[Set exercise] Take from the listing each line that has the string "document".

┌─ Collected material

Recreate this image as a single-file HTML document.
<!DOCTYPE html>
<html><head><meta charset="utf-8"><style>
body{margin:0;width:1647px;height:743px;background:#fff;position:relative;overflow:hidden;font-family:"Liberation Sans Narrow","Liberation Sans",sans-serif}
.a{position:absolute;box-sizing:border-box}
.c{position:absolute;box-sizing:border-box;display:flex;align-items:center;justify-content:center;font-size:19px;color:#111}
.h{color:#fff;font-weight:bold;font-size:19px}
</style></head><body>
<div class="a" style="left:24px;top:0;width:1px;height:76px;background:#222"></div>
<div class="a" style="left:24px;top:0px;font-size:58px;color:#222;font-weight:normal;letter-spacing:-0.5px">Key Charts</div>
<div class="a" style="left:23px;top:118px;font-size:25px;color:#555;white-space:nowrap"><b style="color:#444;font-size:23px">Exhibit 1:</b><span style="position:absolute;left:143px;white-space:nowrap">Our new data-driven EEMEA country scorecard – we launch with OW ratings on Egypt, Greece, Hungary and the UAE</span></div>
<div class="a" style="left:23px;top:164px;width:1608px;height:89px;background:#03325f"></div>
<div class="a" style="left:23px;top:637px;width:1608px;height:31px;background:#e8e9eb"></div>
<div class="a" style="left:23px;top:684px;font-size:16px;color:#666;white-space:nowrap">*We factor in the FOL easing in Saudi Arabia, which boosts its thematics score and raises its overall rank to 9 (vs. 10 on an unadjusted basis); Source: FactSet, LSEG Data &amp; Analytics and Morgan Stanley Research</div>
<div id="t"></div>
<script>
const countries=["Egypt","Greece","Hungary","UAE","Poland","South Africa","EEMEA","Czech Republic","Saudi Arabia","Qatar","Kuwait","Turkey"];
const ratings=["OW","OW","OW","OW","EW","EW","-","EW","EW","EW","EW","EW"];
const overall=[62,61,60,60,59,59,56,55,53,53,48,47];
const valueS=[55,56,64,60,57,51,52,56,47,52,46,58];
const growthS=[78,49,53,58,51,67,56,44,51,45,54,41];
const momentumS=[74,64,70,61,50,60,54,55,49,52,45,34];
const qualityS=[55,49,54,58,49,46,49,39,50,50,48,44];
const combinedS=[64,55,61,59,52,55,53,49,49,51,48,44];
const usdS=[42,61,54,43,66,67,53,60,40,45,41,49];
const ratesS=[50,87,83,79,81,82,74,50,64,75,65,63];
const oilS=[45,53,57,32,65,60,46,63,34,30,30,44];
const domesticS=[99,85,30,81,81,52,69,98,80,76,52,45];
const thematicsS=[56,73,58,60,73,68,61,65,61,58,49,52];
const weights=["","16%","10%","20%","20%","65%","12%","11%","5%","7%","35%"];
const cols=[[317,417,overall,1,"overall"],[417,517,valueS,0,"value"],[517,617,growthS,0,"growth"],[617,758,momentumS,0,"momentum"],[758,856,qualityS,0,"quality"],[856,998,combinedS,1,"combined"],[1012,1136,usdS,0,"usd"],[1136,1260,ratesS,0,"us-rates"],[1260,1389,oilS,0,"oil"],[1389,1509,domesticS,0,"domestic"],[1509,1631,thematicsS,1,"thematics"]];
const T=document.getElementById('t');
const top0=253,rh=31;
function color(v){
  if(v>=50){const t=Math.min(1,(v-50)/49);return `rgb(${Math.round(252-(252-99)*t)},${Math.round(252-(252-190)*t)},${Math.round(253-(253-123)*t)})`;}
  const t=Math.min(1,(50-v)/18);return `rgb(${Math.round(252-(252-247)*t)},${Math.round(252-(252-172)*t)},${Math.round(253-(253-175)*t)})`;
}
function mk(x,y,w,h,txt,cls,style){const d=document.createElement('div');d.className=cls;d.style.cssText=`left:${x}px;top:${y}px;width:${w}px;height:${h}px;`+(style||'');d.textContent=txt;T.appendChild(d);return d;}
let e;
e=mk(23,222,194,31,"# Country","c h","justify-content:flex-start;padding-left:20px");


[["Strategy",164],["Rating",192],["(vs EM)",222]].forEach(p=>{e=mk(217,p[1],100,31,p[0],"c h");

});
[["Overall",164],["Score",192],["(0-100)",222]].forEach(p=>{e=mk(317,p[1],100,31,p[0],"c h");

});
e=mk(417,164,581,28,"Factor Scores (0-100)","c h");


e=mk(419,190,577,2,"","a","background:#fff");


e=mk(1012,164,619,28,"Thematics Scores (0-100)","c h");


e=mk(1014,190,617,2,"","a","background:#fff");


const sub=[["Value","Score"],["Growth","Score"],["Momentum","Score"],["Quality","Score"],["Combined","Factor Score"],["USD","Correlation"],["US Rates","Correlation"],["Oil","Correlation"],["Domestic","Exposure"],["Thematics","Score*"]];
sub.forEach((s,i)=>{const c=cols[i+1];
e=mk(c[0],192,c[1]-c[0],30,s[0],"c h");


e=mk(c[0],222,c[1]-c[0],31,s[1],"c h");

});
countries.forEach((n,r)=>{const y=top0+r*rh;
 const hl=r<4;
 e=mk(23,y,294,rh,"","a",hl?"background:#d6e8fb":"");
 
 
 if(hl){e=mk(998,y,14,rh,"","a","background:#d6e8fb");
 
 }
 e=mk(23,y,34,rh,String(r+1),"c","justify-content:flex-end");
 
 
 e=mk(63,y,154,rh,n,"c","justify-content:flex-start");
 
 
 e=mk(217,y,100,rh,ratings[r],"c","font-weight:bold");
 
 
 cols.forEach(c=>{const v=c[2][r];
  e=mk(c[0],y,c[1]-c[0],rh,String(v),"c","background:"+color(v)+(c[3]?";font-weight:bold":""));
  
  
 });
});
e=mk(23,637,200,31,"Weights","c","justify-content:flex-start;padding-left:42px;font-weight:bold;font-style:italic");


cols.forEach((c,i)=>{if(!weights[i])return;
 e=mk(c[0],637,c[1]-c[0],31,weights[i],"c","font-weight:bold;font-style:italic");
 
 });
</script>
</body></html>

└─

[Result for this exercise]
Recreate this image as a single-file HTML document.
const T=document.getElementById('t');
function mk(x,y,w,h,txt,cls,style){const d=document.createElement('div');d.className=cls;d.style.cssText=`left:${x}px;top:${y}px;width:${w}px;height:${h}px;`+(style||'');d.textContent=txt;T.appendChild(d);return d;}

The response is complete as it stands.